Stories cling to Jim Bolger, one of the most interesting men ever to hold a trainer’s licence, and lots of racing folk have a favourite detail about him or his career. It might be the time, back in the 60s, when he sold a showjumper to a young Libyan army officer called Gaddafi. It might be that, long past retirement age, he keeps fit by doing press-ups each morning and once shamed a couple of hurlers, visiting his stable between Kilkenny and Carlow, by doing 80 of them while the athletes gave up before reaching 60.
It could be the time he told a teenage Tony McCoy he wasn’t tough enough to make a jump jockey because he had cried when he fell off and broke a leg on Bolger’s gallops. Or it could be one of Bolger’s successful clashes with racing officialdom, perhaps the time some stewards had to apologise after banning his apprentice for excessive use of the whip when in fact the rider had dropped his stick in the starting stalls.
But the most remarkable thing about the Wexford man is his career, establishing a top-class Flat racing stable from a standing start and largely with horses he bred himself. Now aged 73, he comes to Royal Ascot this coming week with what looks like the strongest team he has ever brought over, starting with Round Two in Tuesday’s Coventry Stakes, a fantastically impressive youngster who is already favourite for next year’s 2,000 Guineas.
Bolger says Round Two is the fastest juvenile he has had since Polonia, Europe’s champion sprinter in 1987. Then there is Pleascach, odds-on for Thursday’s Ribblesdale Stakes, and Lucida, second in the betting for the following day’s Coronation.
A patriot whose proudest moment was winning the Irish Derby with a horse carrying the colours of his wife, Jackie, Bolger has not always seemed exactly keen to talk up the qualities of English racing. But he cheerfully describes the significance of Royal Ascot: “Before we got the Champions Weekend here and the big weekend at Ascot in October, it was out on its own as the most significant racing week of the year. The two champions weekends have encroached on its territory somewhat but it’s certainly the big mid-season one and I would think any trainer would be happy to have a winner there.”

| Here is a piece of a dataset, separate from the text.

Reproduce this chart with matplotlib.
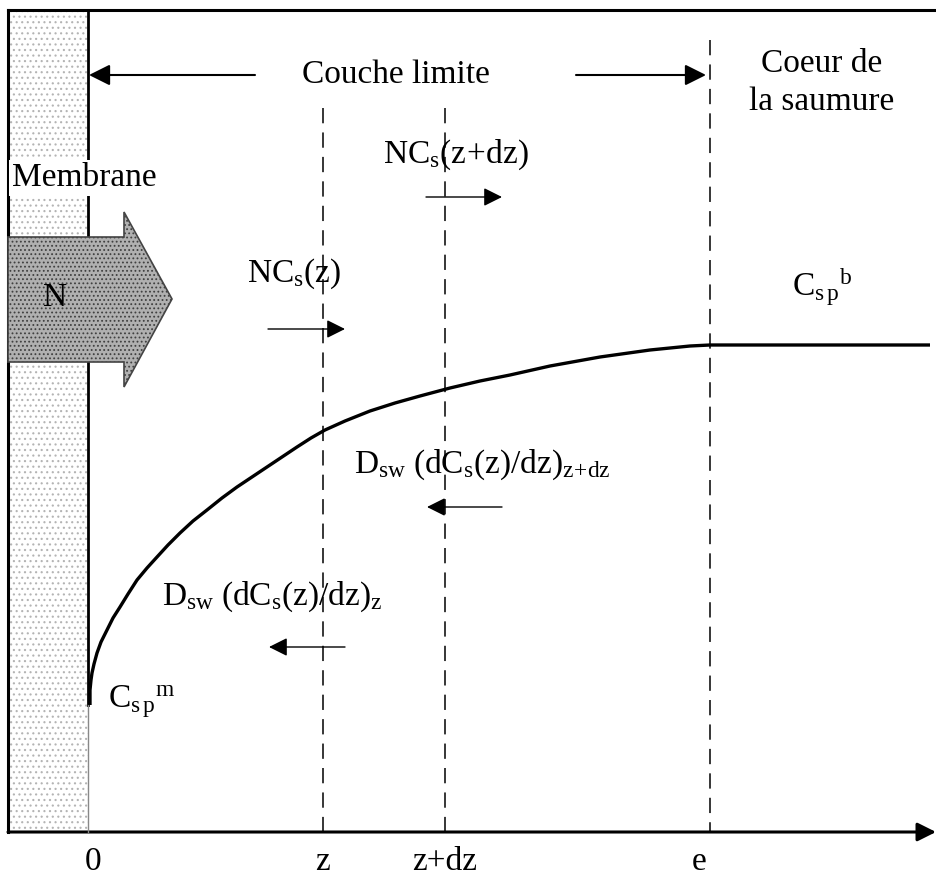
import matplotlib
matplotlib.use("Agg")
import matplotlib.pyplot as plt
from matplotlib.patches import Rectangle, Polygon

plt.rcParams['font.family'] = ['Liberation Serif', 'DejaVu Serif']
plt.rcParams['mathtext.fontset'] = 'custom'
plt.rcParams['mathtext.rm'] = 'Liberation Serif'
plt.rcParams['mathtext.it'] = 'Liberation Serif:italic'
plt.rcParams['mathtext.bf'] = 'Liberation Serif:bold'
plt.rcParams['hatch.linewidth'] = 0.8

# concentration profile in the boundary layer (picture pixel coords)
curve_x = [90, 90, 91, 92, 94, 97, 101, 107, 113, 120,
           128, 137, 147, 157, 168, 180, 193, 207, 222, 237,
           252, 267, 282, 297, 311, 325, 345, 370, 395, 420,
           450, 480, 510, 550, 600, 650, 690, 710, 930]
curve_y = [705, 690, 680, 673, 664, 653, 642, 630, 618, 607,
           594, 580, 568, 557, 545, 533, 521, 510, 498, 487,
           477, 467, 457, 447, 438, 430, 421, 411, 403, 396,
           388, 381, 375, 366, 357, 350, 346, 345, 345]

# positions along z axis and their labels
pos_x = [88, 323, 445, 710]
tick_x = [93, 323, 445, 699]
tick_labels = ['0', 'z', 'z+dz', 'e']
dash_top = [None, 108, 108, 40]

fs = 24

fig = plt.figure(figsize=(9.36, 8.76), dpi=100)
ax = fig.add_axes([0, 0, 1, 1])
ax.set_xlim(0, 936)
ax.set_ylim(876, 0)
ax.axis('off')

axis_y = 832

# membrane (stippled)
ax.add_patch(Rectangle((8, 10), 80, axis_y - 10, facecolor='white',
                       edgecolor='#b4b4b4', hatch='...', lw=0, zorder=1))

# frame
ax.plot([8, 936], [10, 10], color='black', lw=2.2, zorder=3)
ax.plot([8, 8], [10, axis_y], color='black', lw=2.2, zorder=3)
ax.annotate('', xy=(936, axis_y), xytext=(8, axis_y),
            arrowprops=dict(arrowstyle='-|>', color='black', lw=2.2,
                            mutation_scale=28, shrinkA=0, shrinkB=0), zorder=3)

# membrane boundary
ax.plot([88, 88], [10, 237], color='black', lw=2, zorder=3)
ax.plot([88, 88], [362, 705], color='black', lw=2, zorder=3)
ax.plot([88, 88], [705, axis_y], color='#888888', lw=1, zorder=3)

# flux arrow N
arrow_pts = [(8, 237), (124, 237), (124, 212), (172, 299), (124, 387), (124, 362), (8, 362)]
ax.add_patch(Polygon(arrow_pts, closed=True, facecolor='#b0b0b0',
                     edgecolor='#404040', hatch='....', lw=0, zorder=4))
ax.add_patch(Polygon(arrow_pts, closed=True, fill=False,
                     edgecolor='#444444', lw=1.2, zorder=5))
ax.text(55, 298, 'N', fontsize=fs, ha='center', va='center', zorder=6)

ax.text(12, 178, 'Membrane', fontsize=fs, ha='left', va='center', zorder=6,
        bbox=dict(facecolor='white', edgecolor='none', pad=2))

# dashed lines and labels
for x, top in zip(pos_x, dash_top):
    if top is not None:
        ax.plot([x, x], [top, axis_y], color='black', lw=1.1,
                linestyle=(0, (10, 6)), zorder=2)
for x, lab in zip(tick_x, tick_labels):
    ax.text(x, 862, lab, fontsize=fs, ha='center', va='center')

# concentration curve
ax.plot(curve_x, curve_y, color='black', lw=2.4, solid_joinstyle='round',
        solid_capstyle='butt', zorder=3)

# boundary layer title with arrows
ax.text(396, 75, 'Couche limite', fontsize=fs, ha='center', va='center')
head = dict(arrowstyle='-|>', color='black', lw=1.5, mutation_scale=32,
            shrinkA=0, shrinkB=0)
ax.annotate('', xy=(89, 75), xytext=(255, 75), arrowprops=head)
ax.annotate('', xy=(706, 75), xytext=(576, 75), arrowprops=head)

ax.text(822, 83, 'Coeur de\nla saumure', fontsize=fs, ha='center', va='center',
        linespacing=1.3)

# flux labels
small = dict(arrowstyle='-|>', color='black', lw=1.0, mutation_scale=28,
             shrinkA=0, shrinkB=0)
ax.text(456, 155, r'$\mathrm{NC_s(z\!+\!dz)}$', fontsize=fs, ha='center', va='center')
ax.annotate('', xy=(502, 197), xytext=(426, 197), arrowprops=small)

ax.text(294, 274, r'$\mathrm{NC_s(z)}$', fontsize=fs, ha='center', va='center')
ax.annotate('', xy=(345, 329), xytext=(268, 329), arrowprops=small)

ax.text(354, 465, r'$\mathrm{D_{sw}\ (dC_s(z)/dz)_{z\!+\!dz}}$', fontsize=fs,
        ha='left', va='center')
ax.annotate('', xy=(427, 507), xytext=(502, 507), arrowprops=small)

ax.text(162, 597, r'$\mathrm{D_{sw}\ (dC_s(z)/dz)_z}$', fontsize=fs,
        ha='left', va='center')
ax.annotate('', xy=(269, 647), xytext=(345, 647), arrowprops=small)

ax.text(108, 702, r'$\mathrm{{C_{s\,p}}^{m}}$', fontsize=fs, ha='left', va='center')
ax.text(792, 287, r'$\mathrm{{C_{s\,p}}^{b}}$', fontsize=fs, ha='left', va='center')

fig.savefig('out.png', dpi=100)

While he describes his achievements at the meeting as modest, he has found his way to the winner’s enclosure in most years since 2008, when Lush Lashes and Cuis Ghaire gave him a double on the Friday. Those fillies ended a 15-year dry spell for Bolger at Ascot, over a period when his fortunes had dipped, following death or desertion among his biggest owners.
He told his staff in 1993 that the business was in rebuilding mode. “We’ll be back in 2004,” he added in an example of the self-belief that has done so much for him. Nor was it misplaced, as 2004 was the year he won major races in France and Hong Kong, his first Group Ones outside Ireland for more than a decade.
How did he sustain himself through the lean years? “My life is not one-dimensional. As I was saying to Joseph O’Brien the other day, there’s more to life than horse racing.” O’Brien is the jockey whose struggles with weight have cost him his position as first rider to his father, Aidan.
“I’d be interested in most things that go on in the world,” Bolger continues, “since the days when Stalin was a big, bad boy. I’m interested in politics, particularly Irish politics. I follow hurling and football and I’m a part-time social worker.” Um, really? “With 110 staff, that’s inevitable.”
Many businesses have grown to that sort of size from an initial staff of three but few have depended so thoroughly on sustained good judgment by the proprietor. While other trainers can rely on regular payment of fees from sundry owners, Bolger has for years owned most of the horses he trains. The system works only for so long as those animals win prize money or can be sold for hefty sums. It is, as he has acknowledged, a high-wire act. No one in Britain or Ireland is even attempting anything similar on a comparable scale.
“I was never concerned that I wouldn’t be able to keep it going,” he says. “I used to keep figures in a diary. After six weeks, I was making a profit and I haven’t looked at it since.”
A second profit has come from the bookmakers, gambling being the only vice that the non-smoking, teetotal Bolger allows himself. “I made a profit from my betting every year from the age of 10 until last year, when I dropped a bit of money, and now I haven’t had a bet so far this year.”
And in a growling tone that makes you glad you’re not a bookie, he adds: “I’ll have to change that now, won’t I?”